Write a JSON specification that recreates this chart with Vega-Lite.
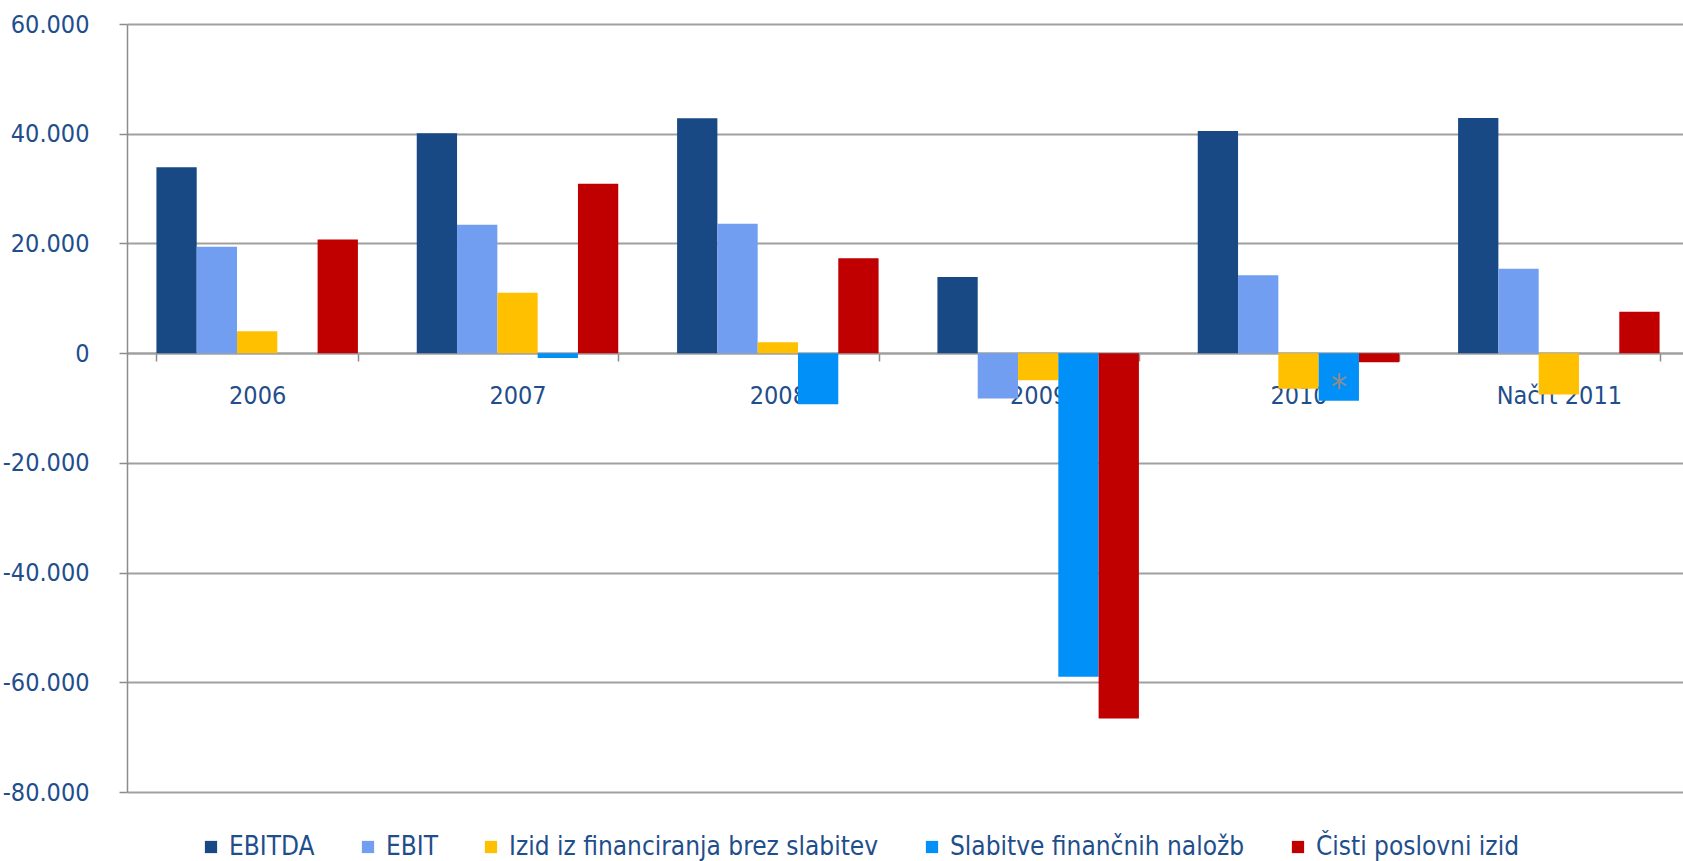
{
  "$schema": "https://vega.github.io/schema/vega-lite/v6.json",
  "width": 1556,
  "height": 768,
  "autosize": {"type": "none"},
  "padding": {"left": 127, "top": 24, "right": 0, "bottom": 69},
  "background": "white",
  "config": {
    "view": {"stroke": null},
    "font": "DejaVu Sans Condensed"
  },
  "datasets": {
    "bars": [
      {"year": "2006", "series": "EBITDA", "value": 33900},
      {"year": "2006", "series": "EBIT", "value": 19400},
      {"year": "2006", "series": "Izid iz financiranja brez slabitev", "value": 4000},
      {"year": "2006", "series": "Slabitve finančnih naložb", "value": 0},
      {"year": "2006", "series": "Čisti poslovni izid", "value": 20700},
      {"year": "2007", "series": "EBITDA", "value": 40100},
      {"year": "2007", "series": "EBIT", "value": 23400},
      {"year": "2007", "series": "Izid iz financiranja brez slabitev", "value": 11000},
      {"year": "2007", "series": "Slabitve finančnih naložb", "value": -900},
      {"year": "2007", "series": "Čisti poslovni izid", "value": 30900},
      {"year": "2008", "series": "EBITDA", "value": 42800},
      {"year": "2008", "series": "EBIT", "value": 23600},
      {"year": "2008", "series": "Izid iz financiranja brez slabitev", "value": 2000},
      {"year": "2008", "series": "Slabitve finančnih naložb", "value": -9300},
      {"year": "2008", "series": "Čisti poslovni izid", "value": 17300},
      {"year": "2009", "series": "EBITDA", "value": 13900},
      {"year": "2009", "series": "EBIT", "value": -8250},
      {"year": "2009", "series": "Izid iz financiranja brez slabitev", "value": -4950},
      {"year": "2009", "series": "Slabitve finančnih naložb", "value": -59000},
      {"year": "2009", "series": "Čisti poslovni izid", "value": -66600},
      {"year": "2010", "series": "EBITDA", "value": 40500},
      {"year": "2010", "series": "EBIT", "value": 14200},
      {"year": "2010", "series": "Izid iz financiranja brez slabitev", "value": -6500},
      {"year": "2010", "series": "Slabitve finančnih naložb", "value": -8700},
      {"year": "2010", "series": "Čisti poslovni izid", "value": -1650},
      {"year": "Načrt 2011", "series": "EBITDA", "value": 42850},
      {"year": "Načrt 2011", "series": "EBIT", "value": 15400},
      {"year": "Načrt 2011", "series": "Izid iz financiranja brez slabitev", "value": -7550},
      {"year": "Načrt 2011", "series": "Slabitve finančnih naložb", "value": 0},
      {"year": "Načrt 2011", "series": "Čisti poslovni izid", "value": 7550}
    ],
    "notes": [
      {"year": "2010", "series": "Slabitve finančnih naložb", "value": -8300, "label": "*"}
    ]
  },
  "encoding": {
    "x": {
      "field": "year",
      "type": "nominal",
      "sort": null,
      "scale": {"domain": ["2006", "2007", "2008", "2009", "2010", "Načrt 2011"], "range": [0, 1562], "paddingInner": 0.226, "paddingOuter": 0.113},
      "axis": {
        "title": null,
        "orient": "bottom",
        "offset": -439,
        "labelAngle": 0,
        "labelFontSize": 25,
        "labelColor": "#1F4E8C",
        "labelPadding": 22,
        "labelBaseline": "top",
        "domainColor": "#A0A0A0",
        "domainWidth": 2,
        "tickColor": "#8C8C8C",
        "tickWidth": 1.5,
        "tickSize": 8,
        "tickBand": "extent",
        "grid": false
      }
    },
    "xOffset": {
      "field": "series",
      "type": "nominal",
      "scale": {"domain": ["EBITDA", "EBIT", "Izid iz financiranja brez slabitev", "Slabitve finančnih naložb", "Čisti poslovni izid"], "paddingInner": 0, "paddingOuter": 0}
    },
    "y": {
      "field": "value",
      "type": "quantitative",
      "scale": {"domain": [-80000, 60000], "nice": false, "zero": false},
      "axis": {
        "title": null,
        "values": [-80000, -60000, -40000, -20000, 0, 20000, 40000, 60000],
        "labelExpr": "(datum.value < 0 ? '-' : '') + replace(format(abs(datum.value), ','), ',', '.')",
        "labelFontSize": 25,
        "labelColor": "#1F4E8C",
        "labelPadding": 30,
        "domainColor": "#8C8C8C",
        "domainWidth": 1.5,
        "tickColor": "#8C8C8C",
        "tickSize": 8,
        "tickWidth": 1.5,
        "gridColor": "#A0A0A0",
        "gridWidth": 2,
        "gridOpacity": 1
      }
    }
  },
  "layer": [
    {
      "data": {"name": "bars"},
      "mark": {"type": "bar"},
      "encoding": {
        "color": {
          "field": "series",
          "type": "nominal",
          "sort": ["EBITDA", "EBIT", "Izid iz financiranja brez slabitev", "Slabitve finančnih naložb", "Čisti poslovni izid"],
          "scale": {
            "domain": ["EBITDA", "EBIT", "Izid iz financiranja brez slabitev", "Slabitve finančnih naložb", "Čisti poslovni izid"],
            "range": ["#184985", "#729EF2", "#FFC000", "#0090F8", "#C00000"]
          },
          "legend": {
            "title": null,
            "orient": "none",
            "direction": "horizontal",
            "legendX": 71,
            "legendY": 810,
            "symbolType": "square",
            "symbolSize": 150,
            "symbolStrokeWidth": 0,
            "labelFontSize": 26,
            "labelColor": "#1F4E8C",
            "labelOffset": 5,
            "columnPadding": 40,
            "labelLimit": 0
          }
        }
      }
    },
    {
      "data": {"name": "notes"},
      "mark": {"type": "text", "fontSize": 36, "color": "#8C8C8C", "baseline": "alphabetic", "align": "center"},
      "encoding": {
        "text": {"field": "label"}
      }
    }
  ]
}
####
• _What needs to be done_: Transcribe the material exactly, leaving every picture out.

• _Answer to the task_:
Write a JSON specification that recreates this chart with Vega-Lite.
{
  "$schema": "https://vega.github.io/schema/vega-lite/v6.json",
  "width": 1556,
  "height": 768,
  "autosize": {"type": "none"},
  "padding": {"left": 127, "top": 24, "right": 0, "bottom": 69},
  "background": "white",
  "config": {
    "view": {"stroke": null},
    "font": "DejaVu Sans Condensed"
  },
  "datasets": {
    "bars": [
      {"year": "2006", "series": "EBITDA", "value": 33900},
      {"year": "2006", "series": "EBIT", "value": 19400},
      {"year": "2006", "series": "Izid iz financiranja brez slabitev", "value": 4000},
      {"year": "2006", "series": "Slabitve finančnih naložb", "value": 0},
      {"year": "2006", "series": "Čisti poslovni izid", "value": 20700},
      {"year": "2007", "series": "EBITDA", "value": 40100},
      {"year": "2007", "series": "EBIT", "value": 23400},
      {"year": "2007", "series": "Izid iz financiranja brez slabitev", "value": 11000},
      {"year": "2007", "series": "Slabitve finančnih naložb", "value": -900},
      {"year": "2007", "series": "Čisti poslovni izid", "value": 30900},
      {"year": "2008", "series": "EBITDA", "value": 42800},
      {"year": "2008", "series": "EBIT", "value": 23600},
      {"year": "2008", "series": "Izid iz financiranja brez slabitev", "value": 2000},
      {"year": "2008", "series": "Slabitve finančnih naložb", "value": -9300},
      {"year": "2008", "series": "Čisti poslovni izid", "value": 17300},
      {"year": "2009", "series": "EBITDA", "value": 13900},
      {"year": "2009", "series": "EBIT", "value": -8250},
      {"year": "2009", "series": "Izid iz financiranja brez slabitev", "value": -4950},
      {"year": "2009", "series": "Slabitve finančnih naložb", "value": -59000},
      {"year": "2009", "series": "Čisti poslovni izid", "value": -66600},
      {"year": "2010", "series": "EBITDA", "value": 40500},
      {"year": "2010", "series": "EBIT", "value": 14200},
      {"year": "2010", "series": "Izid iz financiranja brez slabitev", "value": -6500},
      {"year": "2010", "series": "Slabitve finančnih naložb", "value": -8700},
      {"year": "2010", "series": "Čisti poslovni izid", "value": -1650},
      {"year": "Načrt 2011", "series": "EBITDA", "value": 42850},
      {"year": "Načrt 2011", "series": "EBIT", "value": 15400},
      {"year": "Načrt 2011", "series": "Izid iz financiranja brez slabitev", "value": -7550},
      {"year": "Načrt 2011", "series": "Slabitve finančnih naložb", "value": 0},
      {"year": "Načrt 2011", "series": "Čisti poslovni izid", "value": 7550}
    ],
    "notes": [
      {"year": "2010", "series": "Slabitve finančnih naložb", "value": -8300, "label": "*"}
    ]
  },
  "encoding": {
    "x": {
      "field": "year",
      "type": "nominal",
      "sort": null,
      "scale": {"domain": ["2006", "2007", "2008", "2009", "2010", "Načrt 2011"], "range": [0, 1562], "paddingInner": 0.226, "paddingOuter": 0.113},
      "axis": {
        "title": null,
        "orient": "bottom",
        "offset": -439,
        "labelAngle": 0,
        "labelFontSize": 25,
        "labelColor": "#1F4E8C",
        "labelPadding": 22,
        "labelBaseline": "top",
        "domainColor": "#A0A0A0",
        "domainWidth": 2,
        "tickColor": "#8C8C8C",
        "tickWidth": 1.5,
        "tickSize": 8,
        "tickBand": "extent",
        "grid": false
      }
    },
    "xOffset": {
      "field": "series",
      "type": "nominal",
      "scale": {"domain": ["EBITDA", "EBIT", "Izid iz financiranja brez slabitev", "Slabitve finančnih naložb", "Čisti poslovni izid"], "paddingInner": 0, "paddingOuter": 0}
    },
    "y": {
      "field": "value",
      "type": "quantitative",
      "scale": {"domain": [-80000, 60000], "nice": false, "zero": false},
      "axis": {
        "title": null,
        "values": [-80000, -60000, -40000, -20000, 0, 20000, 40000, 60000],
        "labelExpr": "(datum.value < 0 ? '-' : '') + replace(format(abs(datum.value), ','), ',', '.')",
        "labelFontSize": 25,
        "labelColor": "#1F4E8C",
        "labelPadding": 30,
        "domainColor": "#8C8C8C",
        "domainWidth": 1.5,
        "tickColor": "#8C8C8C",
        "tickSize": 8,
        "tickWidth": 1.5,
        "gridColor": "#A0A0A0",
        "gridWidth": 2,
        "gridOpacity": 1
      }
    }
  },
  "layer": [
    {
      "data": {"name": "bars"},
      "mark": {"type": "bar"},
      "encoding": {
        "color": {
          "field": "series",
          "type": "nominal",
          "sort": ["EBITDA", "EBIT", "Izid iz financiranja brez slabitev", "Slabitve finančnih naložb", "Čisti poslovni izid"],
          "scale": {
            "domain": ["EBITDA", "EBIT", "Izid iz financiranja brez slabitev", "Slabitve finančnih naložb", "Čisti poslovni izid"],
            "range": ["#184985", "#729EF2", "#FFC000", "#0090F8", "#C00000"]
          },
          "legend": {
            "title": null,
            "orient": "none",
            "direction": "horizontal",
            "legendX": 71,
            "legendY": 810,
            "symbolType": "square",
            "symbolSize": 150,
            "symbolStrokeWidth": 0,
            "labelFontSize": 26,
            "labelColor": "#1F4E8C",
            "labelOffset": 5,
            "columnPadding": 40,
            "labelLimit": 0
          }
        }
      }
    },
    {
      "data": {"name": "notes"},
      "mark": {"type": "text", "fontSize": 36, "color": "#8C8C8C", "baseline": "alphabetic", "align": "center"},
      "encoding": {
        "text": {"field": "label"}
      }
    }
  ]
}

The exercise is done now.